── DATA IN THIS EXERCISE ──

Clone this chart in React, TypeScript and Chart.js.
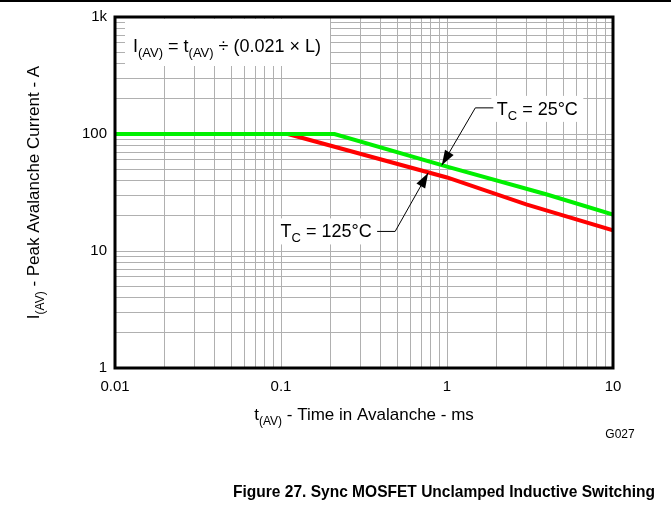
import React, { useEffect, useRef } from "react";
import { Chart, registerables } from "chart.js";

Chart.register(...registerables);

// ---- data ----
const timeMs25: number[] = [0.01, 0.21, 1, 4, 10];
const current25: number[] = [100, 100, 52.7, 30.4, 20.5];
const timeMs125: number[] = [0.11, 1, 3, 10];
const current125: number[] = [100, 42.5, 25, 15];

// grid / tick positions
const xGridValues: number[] = [
  0.01, 0.02, 0.03, 0.04, 0.05, 0.06, 0.07, 0.08, 0.09,
  0.1, 0.2, 0.3, 0.4, 0.5, 0.6, 0.7, 0.8, 0.9,
  1, 2, 3, 4, 5, 6, 7, 8, 9, 10,
];
const yGridValues: number[] = [
  1, 2, 3, 4, 5, 6, 7, 8, 9,
  10, 20, 30, 40, 50, 60, 70, 80, 90,
  100, 200, 300, 400, 500, 600, 700, 800, 900, 1000,
];
const xLabelValues: number[] = [0.01, 0.1, 1, 10];
const xLabelTexts: string[] = ["0.01", "0.1", "1", "10"];
const yLabelValues: number[] = [1, 10, 100, 1000];
const yLabelTexts: string[] = ["1", "10", "100", "1k"];

const FONT = '"Liberation Sans", Arial, Helvetica, sans-serif';

type Seg = { t: string; sub?: boolean };

function richWidth(ctx: CanvasRenderingContext2D, segs: Seg[], size: number, bold = false) {
  let w = 0;
  for (const s of segs) {
    ctx.font = `${bold ? "bold " : ""}${s.sub ? Math.round(size * 0.7) : size}px ${FONT}`;
    w += ctx.measureText(s.t).width;
  }
  return w;
}

function drawRich(
  ctx: CanvasRenderingContext2D,
  segs: Seg[],
  x: number,
  baseline: number,
  size: number,
  align: "left" | "center" | "right",
  bold = false
) {
  const w = richWidth(ctx, segs, size, bold);
  let cx = align === "left" ? x : align === "center" ? x - w / 2 : x - w;
  ctx.textAlign = "left";
  ctx.textBaseline = "alphabetic";
  ctx.fillStyle = "#000";
  for (const s of segs) {
    ctx.font = `${bold ? "bold " : ""}${s.sub ? Math.round(size * 0.7) : size}px ${FONT}`;
    ctx.fillText(s.t, cx, baseline + (s.sub ? size * 0.28 : 0));
    cx += ctx.measureText(s.t).width;
  }
  return w;
}

function arrowHead(ctx: CanvasRenderingContext2D, fx: number, fy: number, tx: number, ty: number) {
  const ang = Math.atan2(ty - fy, tx - fx);
  const len = 15;
  const half = 5;
  const bx = tx - Math.cos(ang) * len;
  const by = ty - Math.sin(ang) * len;
  ctx.beginPath();
  ctx.moveTo(tx, ty);
  ctx.lineTo(bx + Math.sin(ang) * half, by - Math.cos(ang) * half);
  ctx.lineTo(bx - Math.sin(ang) * half, by + Math.cos(ang) * half);
  ctx.closePath();
  ctx.fillStyle = "#000";
  ctx.fill();
}

// annotation anchors in data space
const label25At = { x: 3.5, y: 164 };
const tip25At = { x: 0.93, y: 54 };
const label125At = { x: 0.187, y: 14.7 };
const tip125At = { x: 0.77, y: 46.5 };

const overlayPlugin = {
  id: "overlay",
  beforeDatasetsDraw(chart: any) {
    const ctx: CanvasRenderingContext2D = chart.ctx;
    const a = chart.chartArea;
    const xs = chart.scales.x;
    const ys = chart.scales.y;
    ctx.save();
    ctx.fillStyle = "#fff";
    // formula box
    ctx.fillRect(a.left + 10, a.top + 2, 205, 47);
    // Tc = 25 label box
    const l25x = xs.getPixelForValue(label25At.x);
    const l25y = ys.getPixelForValue(label25At.y);
    ctx.fillRect(l25x - 46, l25y - 13, 92, 26);
    // Tc = 125 label box
    const l125x = xs.getPixelForValue(label125At.x);
    const l125y = ys.getPixelForValue(label125At.y);
    ctx.fillRect(l125x - 51, l125y - 13, 102, 26);
    ctx.restore();
  },
  afterDraw(chart: any) {
    const ctx: CanvasRenderingContext2D = chart.ctx;
    const a = chart.chartArea;
    const xs = chart.scales.x;
    const ys = chart.scales.y;
    ctx.save();

    // page rule at top
    ctx.fillStyle = "#000";
    ctx.fillRect(0, 0, chart.width, 2);

    // plot border
    ctx.strokeStyle = "#000";
    ctx.lineWidth = 3;
    ctx.strokeRect(a.left, a.top, a.right - a.left, a.bottom - a.top);

    // formula
    drawRich(
      ctx,
      [
        { t: "I" },
        { t: "(AV)", sub: true },
        { t: " = t" },
        { t: "(AV)", sub: true },
        { t: " \u00F7 (0.021 \u00D7 L)" },
      ],
      a.left + 18,
      a.top + 35,
      18,
      "left"
    );

    // Tc = 25 label + arrow
    const l25x = xs.getPixelForValue(label25At.x);
    const l25y = ys.getPixelForValue(label25At.y);
    drawRich(
      ctx,
      [{ t: "T" }, { t: "C", sub: true }, { t: " = 25\u00B0C" }],
      l25x,
      l25y + 6,
      18,
      "center"
    );
    const tip25x = xs.getPixelForValue(tip25At.x);
    const tip25y = ys.getPixelForValue(tip25At.y);
    const k25x = l25x - 62;
    ctx.strokeStyle = "#000";
    ctx.lineWidth = 1;
    ctx.beginPath();
    ctx.moveTo(l25x - 44, l25y - 1);
    ctx.lineTo(k25x, l25y - 1);
    ctx.lineTo(tip25x, tip25y);
    ctx.stroke();
    arrowHead(ctx, k25x, l25y - 1, tip25x, tip25y);

    // Tc = 125 label + arrow
    const l125x = xs.getPixelForValue(label125At.x);
    const l125y = ys.getPixelForValue(label125At.y);
    drawRich(
      ctx,
      [{ t: "T" }, { t: "C", sub: true }, { t: " = 125\u00B0C" }],
      l125x,
      l125y + 6,
      18,
      "center"
    );
    const tip125x = xs.getPixelForValue(tip125At.x);
    const tip125y = ys.getPixelForValue(tip125At.y);
    const k125x = l125x + 69;
    ctx.beginPath();
    ctx.moveTo(l125x + 51, l125y);
    ctx.lineTo(k125x, l125y);
    ctx.lineTo(tip125x, tip125y);
    ctx.stroke();
    arrowHead(ctx, k125x, l125y, tip125x, tip125y);

    // y axis title (rotated)
    ctx.save();
    ctx.translate(39, (a.top + a.bottom) / 2);
    ctx.rotate(-Math.PI / 2);
    drawRich(
      ctx,
      [{ t: "I" }, { t: "(AV)", sub: true }, { t: " - Peak Avalanche Current - A" }],
      0,
      0,
      17,
      "center"
    );
    ctx.restore();

    // x axis title
    drawRich(
      ctx,
      [{ t: "t" }, { t: "(AV)", sub: true }, { t: " - Time in Avalanche - ms" }],
      (a.left + a.right) / 2,
      420,
      17,
      "center"
    );

    // figure id
    ctx.font = `12px ${FONT}`;
    ctx.textAlign = "center";
    ctx.textBaseline = "alphabetic";
    ctx.fillStyle = "#000";
    ctx.fillText("G027", 620, 438);

    // caption
    ctx.font = `bold 17px ${FONT}`;
    ctx.textAlign = "center";
    ctx.fillText("Figure 27. Sync MOSFET Unclamped Inductive Switching", 444, 497, 422);

    ctx.restore();
  },
};

export default function App() {
  const canvasRef = useRef<HTMLCanvasElement | null>(null);

  useEffect(() => {
    const canvas = canvasRef.current;
    if (!canvas) return;
    const chart = new Chart(canvas, {
      type: "line",
      data: {
        datasets: [
          {
            label: "TC = 25°C",
            data: timeMs25.map((t, i) => ({ x: t, y: current25[i] })),
            borderColor: "#00f000",
            backgroundColor: "#00f000",
            borderWidth: 4,
            pointRadius: 0,
            tension: 0,
            fill: false,
          },
          {
            label: "TC = 125°C",
            data: timeMs125.map((t, i) => ({ x: t, y: current125[i] })),
            borderColor: "#ff0000",
            backgroundColor: "#ff0000",
            borderWidth: 4,
            pointRadius: 0,
            tension: 0,
            fill: false,
          },
        ],
      },
      options: {
        responsive: false,
        animation: false,
        devicePixelRatio: 1,
        layout: { padding: { left: 0, top: 16, right: 58, bottom: 0 } },
        plugins: {
          legend: { display: false },
          tooltip: { enabled: false },
          title: { display: false },
        },
        font: { family: FONT },
        scales: {
          x: {
            type: "logarithmic",
            min: 0.01,
            max: 10,
            position: "bottom",
            afterBuildTicks: (s: any) => {
              s.ticks = xGridValues.map((v) => ({ value: v }));
            },
            afterFit: (s: any) => {
              s.height = 140;
            },
            ticks: {
              autoSkip: false,
              maxRotation: 0,
              minRotation: 0,
              padding: 10,
              color: "#000",
              font: { family: FONT, size: 15 },
              callback: (v: any) => {
                const i = xLabelValues.findIndex((lv) => Math.abs(lv - Number(v)) < lv * 1e-6);
                return i >= 0 ? xLabelTexts[i] : "";
              },
            },
            grid: { color: "#b0b0b0", lineWidth: 1, drawTicks: false },
            border: { display: false },
          },
          y: {
            type: "logarithmic",
            min: 1,
            max: 1000,
            position: "left",
            afterBuildTicks: (s: any) => {
              s.ticks = yGridValues.map((v) => ({ value: v }));
            },
            afterFit: (s: any) => {
              s.width = 115;
            },
            ticks: {
              autoSkip: false,
              padding: 8,
              color: "#000",
              font: { family: FONT, size: 15 },
              callback: (v: any) => {
                const i = yLabelValues.findIndex((lv) => Math.abs(lv - Number(v)) < lv * 1e-6);
                return i >= 0 ? yLabelTexts[i] : "";
              },
            },
            grid: { color: "#b0b0b0", lineWidth: 1, drawTicks: false },
            border: { display: false },
          },
        },
      } as any,
      plugins: [overlayPlugin],
    });
    return () => chart.destroy();
  }, []);

  return (
    <div style={{ position: "absolute", left: 0, top: 0, width: 671, height: 508, background: "#fff" }}>
      <canvas ref={canvasRef} width={671} height={508} style={{ display: "block", width: 671, height: 508 }} />
    </div>
  );
}
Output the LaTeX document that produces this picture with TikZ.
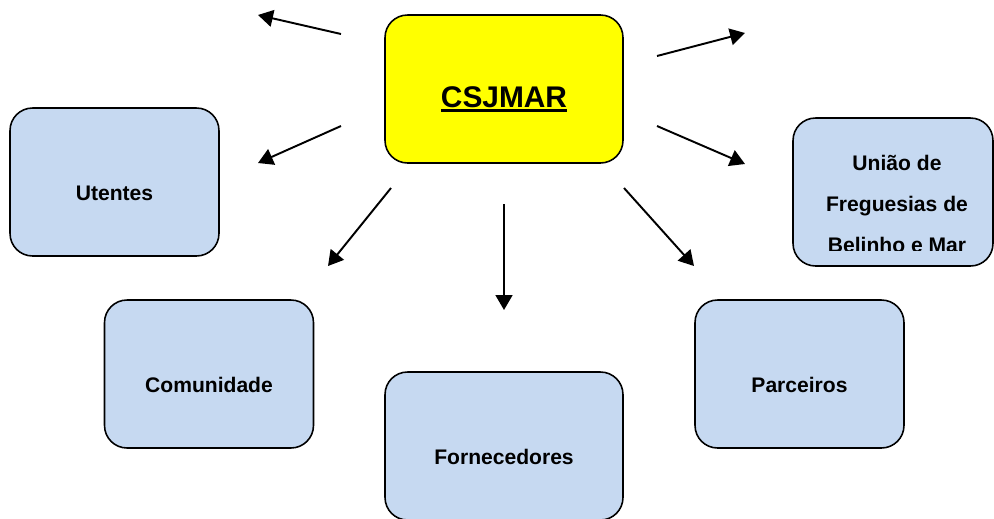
\documentclass[tikz,border=0pt]{standalone}
\usepackage{fontspec}
\setmainfont{Liberation Sans}
\usetikzlibrary{arrows.meta}

\definecolor{partnerblue}{HTML}{C6D9F1}
\definecolor{hubyellow}{RGB}{255,255,0}
% thick underline for the centre title
\newcommand{\hubul}[1]{\setbox0\hbox{#1}\rlap{\rule[-2.9pt]{\wd0}{1.7pt}}\box0}

\begin{document}
\begin{tikzpicture}[x=0.02cm, y=-0.02cm,
  >={Triangle[length=8.5pt,width=9.6pt]},
  partner/.style={draw, line width=0.9pt, rounded corners=0.45cm,
    fill=partnerblue, minimum width=4.18cm, minimum height=2.96cm,
    font=\fontsize{12}{14}\selectfont\bfseries,
    text height=21pt, text depth=0pt},
  hub/.style={partner, fill=hubyellow, minimum width=4.76cm,
    font=\fontsize{17}{20}\selectfont\bfseries, text height=20.7pt},
  link/.style={->, line width=1.1pt}]

  \clip (0,0) rectangle (994,518);

  %=====================================================================
  % boxes
  %=====================================================================
  \node[hub] (csjmar) at (504,89) {\hubul{CSJMAR}};
  \node[partner] (utentes) at (114.5,182) {Utentes};
  \node[partner] (comunidade) at (209,374) {Comunidade};
  \node[partner, minimum width=4.76cm] (fornecedores) at (504,446) {Fornecedores};
  \node[partner] (parceiros) at (799.5,374) {Parceiros};
  \node[partner, minimum width=4cm] (uniao) at (893,192) {};
  % text of the last box runs past its lower margin
  \begin{scope}
    \clip (793,118) rectangle (993,250);
    \node[align=center, font=\fontsize{12}{23.2}\selectfont\bfseries]
      (uniaotext) at (897,204) {União de\\Freguesias de\\Belinho e Mar};
  \end{scope}

  %=====================================================================
  % arrow ends
  %=====================================================================
  \coordinate (nwtail) at (341,34);   \coordinate (nwtip) at (258,15);
  \coordinate (wtail) at (341,126);   \coordinate (wtip) at (258,163);
  \coordinate (swtail) at (391,188);  \coordinate (swtip) at (328,266);
  \coordinate (stail) at (504,204);   \coordinate (stip) at (504,310);
  \coordinate (setail) at (624,188);  \coordinate (setip) at (694,266);
  \coordinate (etail) at (657,126);   \coordinate (etip) at (745,164);
  \coordinate (netail) at (657,56);   \coordinate (netip) at (745,33);

  \draw[link] (nwtail) -- (nwtip);
  \draw[link] (wtail) -- (wtip);
  \draw[link] (swtail) -- (swtip);
  \draw[link] (stail) -- (stip);
  \draw[link] (setail) -- (setip);
  \draw[link] (etail) -- (etip);
  \draw[link] (netail) -- (netip);

\end{tikzpicture}
\end{document}
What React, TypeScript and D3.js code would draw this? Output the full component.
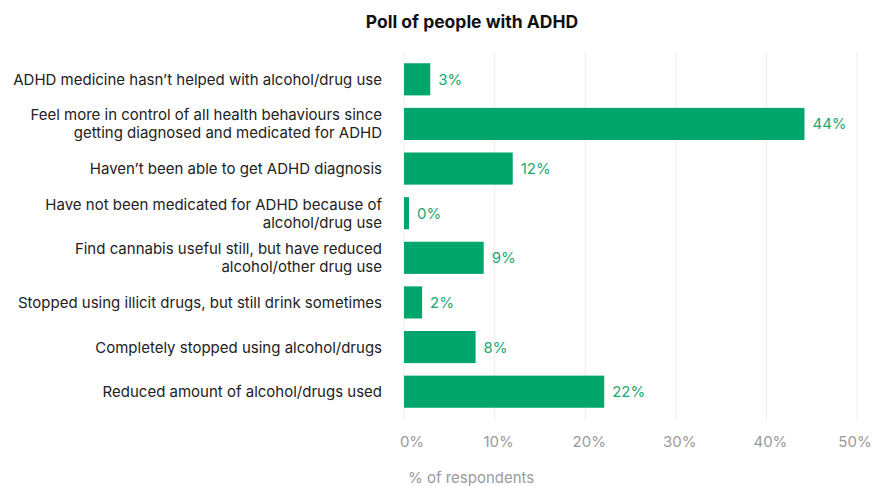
import React from "react";
import * as d3 from "d3";

const categories: string[][] = [
  ["ADHD medicine hasn’t helped with alcohol/drug use"],
  ["Feel more in control of all health behaviours since", "getting diagnosed and medicated for ADHD"],
  ["Haven’t been able to get ADHD diagnosis"],
  ["Have not been medicated for ADHD because of", "alcohol/drug use"],
  ["Find cannabis useful still, but have reduced", "alcohol/other drug use"],
  ["Stopped using illicit drugs, but still drink sometimes"],
  ["Completely stopped using alcohol/drugs"],
  ["Reduced amount of alcohol/drugs used"],
];
const values: number[] = [2.9, 44.2, 12.0, 0.55, 8.8, 2.0, 7.9, 22.1];
const valueLabels: string[] = ["3%", "44%", "12%", "0%", "9%", "2%", "8%", "22%"];
const ticks: number[] = [0, 10, 20, 30, 40, 50];
const title = "Poll of people with ADHD";
const axisTitle = "% of respondents";

const W = 874;
const H = 486;
const FONT = "Inter, 'Noto Sans', sans-serif";

export default function App() {
  const x = d3.scaleLinear().domain([0, 50]).range([404, 857]);
  const y = d3
    .scaleBand<number>()
    .domain(d3.range(categories.length))
    .range([57, 414])
    .paddingInner(0.28)
    .paddingOuter(0.14);
  const green = "#00a66c";
  return (
    <svg width={W} height={H} style={{ position: "absolute", left: 0, top: 0, fontFamily: FONT }}>
      <text x={472} y={28} textAnchor="middle" fontSize={17.5} fontWeight={700} fill="#111">
        {title}
      </text>
      {ticks.map((t) => (
        <line key={"g" + t} x1={x(t)} x2={x(t)} y1={52} y2={421} stroke="#eeeeee" strokeWidth={1} />
      ))}
      {ticks.map((t, i) => (
        <text
          key={"t" + t}
          x={x(t) + (i === 0 ? 8 : i === ticks.length - 1 ? -2 : 4)}
          y={447}
          textAnchor="middle"
          fontSize={15}
          fill="#9a9a9a"
        >
          {t}%
        </text>
      ))}
      <text x={408} y={483} fontSize={15} fill="#9a9a9a">
        {axisTitle}
      </text>
      {values.map((v, i) => {
        const yy = y(i)!;
        const bw = y.bandwidth();
        const lines = categories[i];
        const cy = yy + bw / 2;
        return (
          <g key={i}>
            <rect x={x(0)} y={yy} width={x(v) - x(0)} height={bw} fill={green} />
            <text x={x(v) + 8} y={cy + 5.5} fontSize={15} fill="#1aa873">
              {valueLabels[i]}
            </text>
            {lines.map((l, j) => (
              <text
                key={j}
                x={382}
                y={cy + 5.5 + (j - (lines.length - 1) / 2) * 18}
                textAnchor="end"
                fontSize={15}
                fill="#222"
              >
                {l}
              </text>
            ))}
          </g>
        );
      })}
    </svg>
  );
}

───

- WHAT TO WORK ON
From the line containing "Output the LaTeX" to the line containing "(0,0) rectangle (994,518);", both lines included, give the text again exactly, without any pictures.

- THE RESPONSE
Output the LaTeX document that produces this picture with TikZ.
\documentclass[tikz,border=0pt]{standalone}
\usepackage{fontspec}
\setmainfont{Liberation Sans}
\usetikzlibrary{arrows.meta}

\definecolor{partnerblue}{HTML}{C6D9F1}
\definecolor{hubyellow}{RGB}{255,255,0}
% thick underline for the centre title
\newcommand{\hubul}[1]{\setbox0\hbox{#1}\rlap{\rule[-2.9pt]{\wd0}{1.7pt}}\box0}

\begin{document}
\begin{tikzpicture}[x=0.02cm, y=-0.02cm,
  >={Triangle[length=8.5pt,width=9.6pt]},
  partner/.style={draw, line width=0.9pt, rounded corners=0.45cm,
    fill=partnerblue, minimum width=4.18cm, minimum height=2.96cm,
    font=\fontsize{12}{14}\selectfont\bfseries,
    text height=21pt, text depth=0pt},
  hub/.style={partner, fill=hubyellow, minimum width=4.76cm,
    font=\fontsize{17}{20}\selectfont\bfseries, text height=20.7pt},
  link/.style={->, line width=1.1pt}]

  \clip (0,0) rectangle (994,518);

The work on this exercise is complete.